Tuesday, June 12, 2001
There are some interesting contradictions in the Government's attitude towards Falun Gong. I know nothing of the finer points of the [group]'s religious opinions, but as a subject for political infamy, it displays a most inconsistent set of features. First of all, we have the critics who say Falun Gong is a threat to the central Government. This is a dramatic assertion. The central Government is a substantial and well-funded organisation with several large uniformed forces devoted to its protection.
If Falun Gong is a threat to this durable institution, then we must suppose it to be well-organised, militant and rational. Otherwise, the charge is a con. Actually, Falun Gong appears to have no political views except that it should not itself be persecuted. If this is a deception, it is an extremely deft and persistent one.
So far we are clearly still in rational territory. I suppose it is possible for sensible people to believe that beneath the group's apparently placid exterior there lurks a serious rebellion in the making. Certainly, if local officials really believe this, then they are justified in keeping an eye on things.
But this suspicion is scarcely compatible with another charge levied at the group: that it is a small bunch of raving loonies likely at any moment to attempt a gas attack on an MTR station.
The two pictures simply are not compatible. Either the group is an efficient underground organisation like - well, like the [party' name omitted] Party used to be. Or it is a madhouse. It cannot be both.
Then there is the third possibility, advanced by the "give a dog a bad name and hang it" brigade: the group is likely at some unspecified future moment to feel a sudden overwhelming urge to mass suicide. I cannot help detecting a whiff of hypocrisy in the pretence that the SAR Government's real concern is to protect the group's members from themselves.
How much credit, after all, can we give to the claim that Falun Gong is in some way reminiscent of the Jonestown massacre? Jim Jones' group, the People's Temple, was a small tightly knit sect that went off to live in the jungle in incestuous isolation.

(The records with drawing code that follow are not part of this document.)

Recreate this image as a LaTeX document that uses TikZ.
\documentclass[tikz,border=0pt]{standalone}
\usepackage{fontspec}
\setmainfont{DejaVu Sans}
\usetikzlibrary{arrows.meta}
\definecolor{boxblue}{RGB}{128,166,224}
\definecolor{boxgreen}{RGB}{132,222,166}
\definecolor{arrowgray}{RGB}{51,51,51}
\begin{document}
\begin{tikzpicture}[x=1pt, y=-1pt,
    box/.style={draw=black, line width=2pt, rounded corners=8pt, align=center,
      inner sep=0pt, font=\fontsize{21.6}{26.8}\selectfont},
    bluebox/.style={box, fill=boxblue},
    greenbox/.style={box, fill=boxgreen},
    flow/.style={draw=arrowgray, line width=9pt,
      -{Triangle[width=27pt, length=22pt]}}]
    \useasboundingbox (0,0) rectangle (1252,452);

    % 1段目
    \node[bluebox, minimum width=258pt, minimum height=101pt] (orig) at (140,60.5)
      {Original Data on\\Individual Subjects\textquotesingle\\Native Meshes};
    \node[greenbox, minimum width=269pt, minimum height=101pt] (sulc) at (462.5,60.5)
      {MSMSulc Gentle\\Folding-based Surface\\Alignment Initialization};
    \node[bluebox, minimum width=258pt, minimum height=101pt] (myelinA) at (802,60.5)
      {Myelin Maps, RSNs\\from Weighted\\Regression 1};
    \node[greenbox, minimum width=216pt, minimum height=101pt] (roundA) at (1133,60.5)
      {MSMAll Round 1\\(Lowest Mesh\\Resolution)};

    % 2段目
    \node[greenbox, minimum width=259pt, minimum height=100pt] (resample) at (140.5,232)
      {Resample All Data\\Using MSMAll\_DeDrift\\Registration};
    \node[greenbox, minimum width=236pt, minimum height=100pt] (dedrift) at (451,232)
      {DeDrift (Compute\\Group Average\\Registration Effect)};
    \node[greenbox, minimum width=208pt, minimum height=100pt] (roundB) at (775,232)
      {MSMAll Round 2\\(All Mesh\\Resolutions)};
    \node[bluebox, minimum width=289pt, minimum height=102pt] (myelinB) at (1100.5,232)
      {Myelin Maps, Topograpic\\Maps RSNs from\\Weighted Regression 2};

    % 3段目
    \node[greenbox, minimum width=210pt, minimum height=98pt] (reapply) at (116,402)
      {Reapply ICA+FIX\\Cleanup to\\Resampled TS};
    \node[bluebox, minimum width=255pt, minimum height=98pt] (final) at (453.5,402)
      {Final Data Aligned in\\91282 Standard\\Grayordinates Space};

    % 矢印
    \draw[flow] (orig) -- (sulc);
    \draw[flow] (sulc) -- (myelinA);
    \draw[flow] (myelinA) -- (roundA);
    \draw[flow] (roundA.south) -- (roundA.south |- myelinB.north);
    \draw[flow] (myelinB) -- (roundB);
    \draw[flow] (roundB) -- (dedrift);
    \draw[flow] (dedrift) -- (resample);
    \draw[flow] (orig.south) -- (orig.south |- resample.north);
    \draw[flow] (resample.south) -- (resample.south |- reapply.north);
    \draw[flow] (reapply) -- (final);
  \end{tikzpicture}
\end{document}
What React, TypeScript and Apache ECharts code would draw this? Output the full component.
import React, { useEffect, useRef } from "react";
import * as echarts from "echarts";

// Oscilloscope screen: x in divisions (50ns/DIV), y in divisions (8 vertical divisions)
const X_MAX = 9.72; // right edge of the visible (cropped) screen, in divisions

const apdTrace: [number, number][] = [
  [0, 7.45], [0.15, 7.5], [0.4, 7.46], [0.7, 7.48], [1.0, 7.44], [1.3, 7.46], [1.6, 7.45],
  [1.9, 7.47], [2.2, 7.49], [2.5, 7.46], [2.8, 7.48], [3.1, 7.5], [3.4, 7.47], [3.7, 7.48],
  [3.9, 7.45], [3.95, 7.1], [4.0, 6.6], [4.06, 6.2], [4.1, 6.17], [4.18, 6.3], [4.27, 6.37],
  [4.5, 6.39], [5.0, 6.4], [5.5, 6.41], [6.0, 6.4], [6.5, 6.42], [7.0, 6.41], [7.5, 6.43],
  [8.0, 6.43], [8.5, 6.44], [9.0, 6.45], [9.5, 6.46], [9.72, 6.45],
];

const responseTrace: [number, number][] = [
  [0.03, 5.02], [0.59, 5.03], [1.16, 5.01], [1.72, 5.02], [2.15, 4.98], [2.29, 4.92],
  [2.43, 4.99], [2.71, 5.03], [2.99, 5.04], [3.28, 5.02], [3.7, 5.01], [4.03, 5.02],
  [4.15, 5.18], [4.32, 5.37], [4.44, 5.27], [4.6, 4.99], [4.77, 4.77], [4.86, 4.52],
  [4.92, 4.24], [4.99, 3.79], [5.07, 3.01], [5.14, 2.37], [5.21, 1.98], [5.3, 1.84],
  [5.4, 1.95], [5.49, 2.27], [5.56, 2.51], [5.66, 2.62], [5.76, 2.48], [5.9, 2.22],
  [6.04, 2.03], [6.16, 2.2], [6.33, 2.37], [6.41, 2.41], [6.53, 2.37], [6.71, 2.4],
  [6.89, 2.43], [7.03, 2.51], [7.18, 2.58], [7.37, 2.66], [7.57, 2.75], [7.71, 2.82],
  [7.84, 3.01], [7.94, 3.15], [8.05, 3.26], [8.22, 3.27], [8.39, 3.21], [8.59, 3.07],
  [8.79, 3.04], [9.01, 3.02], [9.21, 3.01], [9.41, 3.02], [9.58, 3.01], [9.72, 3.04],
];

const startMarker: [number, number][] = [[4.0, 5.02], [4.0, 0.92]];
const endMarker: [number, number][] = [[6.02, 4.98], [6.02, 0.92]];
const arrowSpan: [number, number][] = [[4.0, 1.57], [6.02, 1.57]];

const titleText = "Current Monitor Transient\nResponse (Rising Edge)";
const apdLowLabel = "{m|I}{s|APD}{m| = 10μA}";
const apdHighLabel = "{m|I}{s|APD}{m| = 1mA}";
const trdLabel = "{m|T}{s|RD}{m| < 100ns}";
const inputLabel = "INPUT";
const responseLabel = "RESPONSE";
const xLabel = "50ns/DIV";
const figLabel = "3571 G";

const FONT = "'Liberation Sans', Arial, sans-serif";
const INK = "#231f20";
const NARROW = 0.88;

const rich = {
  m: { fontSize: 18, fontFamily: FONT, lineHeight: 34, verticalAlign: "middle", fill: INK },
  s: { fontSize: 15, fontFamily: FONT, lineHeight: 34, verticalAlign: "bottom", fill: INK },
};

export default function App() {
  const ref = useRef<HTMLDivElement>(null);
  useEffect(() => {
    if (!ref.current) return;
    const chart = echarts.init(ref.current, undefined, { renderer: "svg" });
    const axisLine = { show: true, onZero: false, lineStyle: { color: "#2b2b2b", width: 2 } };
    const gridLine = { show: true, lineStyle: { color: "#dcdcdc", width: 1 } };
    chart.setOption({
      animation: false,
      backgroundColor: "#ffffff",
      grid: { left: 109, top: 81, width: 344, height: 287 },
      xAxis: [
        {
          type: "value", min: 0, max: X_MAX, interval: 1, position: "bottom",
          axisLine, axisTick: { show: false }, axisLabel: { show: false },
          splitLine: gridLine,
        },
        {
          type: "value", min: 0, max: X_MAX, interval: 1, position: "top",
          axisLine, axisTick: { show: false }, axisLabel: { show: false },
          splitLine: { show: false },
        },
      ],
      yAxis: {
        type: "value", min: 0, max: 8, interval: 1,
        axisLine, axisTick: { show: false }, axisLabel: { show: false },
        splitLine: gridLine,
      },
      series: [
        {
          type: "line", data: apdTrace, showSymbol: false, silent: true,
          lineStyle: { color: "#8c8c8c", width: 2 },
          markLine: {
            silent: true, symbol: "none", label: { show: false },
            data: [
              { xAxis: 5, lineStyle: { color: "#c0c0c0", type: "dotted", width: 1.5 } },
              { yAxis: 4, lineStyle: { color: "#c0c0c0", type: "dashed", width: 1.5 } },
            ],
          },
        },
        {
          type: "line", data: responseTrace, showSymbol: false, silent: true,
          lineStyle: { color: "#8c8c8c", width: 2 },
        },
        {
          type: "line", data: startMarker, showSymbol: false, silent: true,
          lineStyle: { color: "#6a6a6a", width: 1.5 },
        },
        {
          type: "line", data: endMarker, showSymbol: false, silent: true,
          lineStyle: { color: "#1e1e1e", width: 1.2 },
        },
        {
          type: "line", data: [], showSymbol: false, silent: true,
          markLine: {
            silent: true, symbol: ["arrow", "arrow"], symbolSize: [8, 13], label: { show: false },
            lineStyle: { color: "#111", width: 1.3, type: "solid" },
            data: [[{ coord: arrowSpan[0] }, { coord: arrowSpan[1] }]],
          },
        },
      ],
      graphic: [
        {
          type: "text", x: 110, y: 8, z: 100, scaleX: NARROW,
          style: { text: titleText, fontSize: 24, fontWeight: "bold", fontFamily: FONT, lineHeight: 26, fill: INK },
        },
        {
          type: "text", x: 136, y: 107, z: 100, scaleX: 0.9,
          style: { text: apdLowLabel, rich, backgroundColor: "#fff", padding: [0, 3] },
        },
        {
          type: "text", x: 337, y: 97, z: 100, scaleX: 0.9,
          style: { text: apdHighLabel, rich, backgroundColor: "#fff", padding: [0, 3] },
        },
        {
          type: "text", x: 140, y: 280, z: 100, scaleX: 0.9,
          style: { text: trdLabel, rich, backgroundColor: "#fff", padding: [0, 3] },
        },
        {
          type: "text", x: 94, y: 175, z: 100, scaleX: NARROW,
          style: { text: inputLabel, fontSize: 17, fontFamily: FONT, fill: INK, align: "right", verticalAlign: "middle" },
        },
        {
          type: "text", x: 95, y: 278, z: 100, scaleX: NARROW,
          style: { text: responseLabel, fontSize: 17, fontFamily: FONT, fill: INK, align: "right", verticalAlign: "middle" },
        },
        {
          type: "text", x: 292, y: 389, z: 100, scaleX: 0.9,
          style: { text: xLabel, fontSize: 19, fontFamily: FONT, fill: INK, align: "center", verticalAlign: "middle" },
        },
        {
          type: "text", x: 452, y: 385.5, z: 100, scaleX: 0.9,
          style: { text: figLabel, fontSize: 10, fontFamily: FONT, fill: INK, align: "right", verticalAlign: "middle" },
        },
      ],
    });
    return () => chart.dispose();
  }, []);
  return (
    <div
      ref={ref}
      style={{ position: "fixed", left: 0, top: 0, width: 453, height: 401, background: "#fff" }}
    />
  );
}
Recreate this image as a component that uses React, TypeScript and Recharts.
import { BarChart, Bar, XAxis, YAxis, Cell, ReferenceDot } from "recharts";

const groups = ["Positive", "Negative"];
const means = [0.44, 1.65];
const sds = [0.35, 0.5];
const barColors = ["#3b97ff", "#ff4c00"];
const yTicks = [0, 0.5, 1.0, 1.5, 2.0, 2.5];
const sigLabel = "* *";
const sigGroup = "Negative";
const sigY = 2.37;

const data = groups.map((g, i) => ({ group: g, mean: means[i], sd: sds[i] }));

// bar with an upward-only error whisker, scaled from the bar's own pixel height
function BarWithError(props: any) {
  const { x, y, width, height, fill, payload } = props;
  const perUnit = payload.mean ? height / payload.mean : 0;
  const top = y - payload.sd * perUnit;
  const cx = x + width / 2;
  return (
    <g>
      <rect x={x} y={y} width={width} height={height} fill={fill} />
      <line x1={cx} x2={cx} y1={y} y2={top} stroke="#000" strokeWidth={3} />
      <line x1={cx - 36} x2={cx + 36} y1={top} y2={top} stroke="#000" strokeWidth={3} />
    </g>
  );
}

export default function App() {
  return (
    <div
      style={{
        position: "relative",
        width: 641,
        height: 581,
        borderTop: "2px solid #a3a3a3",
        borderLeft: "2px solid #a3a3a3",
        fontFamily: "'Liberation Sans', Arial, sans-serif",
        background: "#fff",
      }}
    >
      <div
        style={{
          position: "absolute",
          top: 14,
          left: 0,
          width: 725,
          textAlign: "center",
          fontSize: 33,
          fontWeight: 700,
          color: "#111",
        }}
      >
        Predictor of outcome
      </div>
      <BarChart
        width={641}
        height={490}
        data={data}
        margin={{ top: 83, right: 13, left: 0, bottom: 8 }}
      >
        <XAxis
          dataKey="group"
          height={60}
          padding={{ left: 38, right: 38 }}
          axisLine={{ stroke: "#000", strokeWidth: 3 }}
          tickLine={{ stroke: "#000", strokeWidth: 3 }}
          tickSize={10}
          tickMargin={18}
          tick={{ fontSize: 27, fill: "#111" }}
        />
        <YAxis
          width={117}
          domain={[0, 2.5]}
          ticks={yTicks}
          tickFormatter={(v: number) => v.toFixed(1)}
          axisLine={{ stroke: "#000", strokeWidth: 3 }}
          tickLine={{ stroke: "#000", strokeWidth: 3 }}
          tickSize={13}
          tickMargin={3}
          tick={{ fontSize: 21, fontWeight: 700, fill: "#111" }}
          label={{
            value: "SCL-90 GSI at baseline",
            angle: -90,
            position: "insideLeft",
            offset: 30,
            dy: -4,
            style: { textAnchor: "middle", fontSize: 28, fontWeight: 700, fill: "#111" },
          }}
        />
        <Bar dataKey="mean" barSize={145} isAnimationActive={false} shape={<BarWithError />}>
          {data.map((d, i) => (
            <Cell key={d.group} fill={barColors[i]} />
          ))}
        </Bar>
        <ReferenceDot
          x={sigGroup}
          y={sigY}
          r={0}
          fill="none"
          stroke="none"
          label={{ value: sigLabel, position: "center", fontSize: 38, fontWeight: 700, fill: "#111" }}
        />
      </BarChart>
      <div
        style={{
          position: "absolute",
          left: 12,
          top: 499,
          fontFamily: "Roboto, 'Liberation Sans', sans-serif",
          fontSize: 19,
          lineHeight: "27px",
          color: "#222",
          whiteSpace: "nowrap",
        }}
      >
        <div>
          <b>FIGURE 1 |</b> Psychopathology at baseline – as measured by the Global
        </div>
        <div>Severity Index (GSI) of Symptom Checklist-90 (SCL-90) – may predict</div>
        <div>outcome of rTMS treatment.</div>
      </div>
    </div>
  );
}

Its members did not burn themselves to death in a politically sensitive square.
Someone who claims to have been irresistibly reminded of the Jonestown tragedy by the alleged Falun Gong suicides in Tiananmen Square has a memory with a highly developed sense of political self-censorship. Otherwise, his memory would surely have thrown up examples - such as those Buddhist monks who burned themselves publicly in Vietnam in the 1960s and 1970s - in which suicide was used with some political purpose.
I find the comparison with the Jones group completely spurious. Local members of Falun Gong are clearly not under the mesmeric spell of their [founder] Li Hongzhi, who is never here. If there is something which keeps them attached to the group, it is probably the excellent effects on their health.
I am surprised the local medical profession has not deigned to comment on this point. We are told Falun Gong members engage in controlled breathing, gentle exercises and meditation. They find they feel better. This is not surprising. It is well known that with controlled breathing you can produce a mild and harmless euphoria, which is no doubt welcome.
The good effects, both physical and mental, of meditation were amply documented long ago by scientific supporters. And then there is the exercise. Some members have claimed publicly that they do gentle exercises for two hours every morning. This is good for you. We should all be so energetic.
Of course, it is true Falun Gong members do not just do exercises. They are required to believe some things which seem unlikely to the rest of us. But then, so are local members of the National People's Congress. About the Buddhist, or Taoist, or both, part of Falun Gong, I would like to say only two things. The first is that any religion you are not used to tends to look implausible. Most faiths ask you to believe the impossible. That is why they are called faiths.
The second point, which to some extent follows from the first, is that we should not suppose because people believe in a strange religion they are in any serious sense different from the rest of us.
It is a notorious fallacy to suppose that all religions are the same, as the population of Afghanistan would no doubt tell you, if they were allowed to. But people who believe in unusual religions can be perfectly normal in other aspects of their lives.
I once had a close personal relationship with a woman who deeply and sincerely believed the 16th incarnation of God was alive, well and living on the banks of a river in Pakistan. She meditated regularly and followed strict, inconvenient rules about diet, which also applied to me, at least in her presence. In other respects, this woman was perfectly conventional. She did not attack stations, attempt suicide or wish to subvert the government any more than was fashionable for students at the time.
Emphasising the strangeness of Falun Gong beliefs is just another way of preparing the ground for persecution.
The scene is depressingly reminiscent of some of the sadder episodes in European history in which members of particular religions and cultures, now regarded as boring and respectable, were accused of heinous crimes. It was said Catholics could not be loyal because of their allegiance to the Pope. Quakers were traitors because they would not serve in the armed forces. Calvinists cheated everyone but each other. Gypsies were witches and horse thieves. Jews ate babies.
This is a sordid business. Better for all our reputations if the Government steers well clear of it.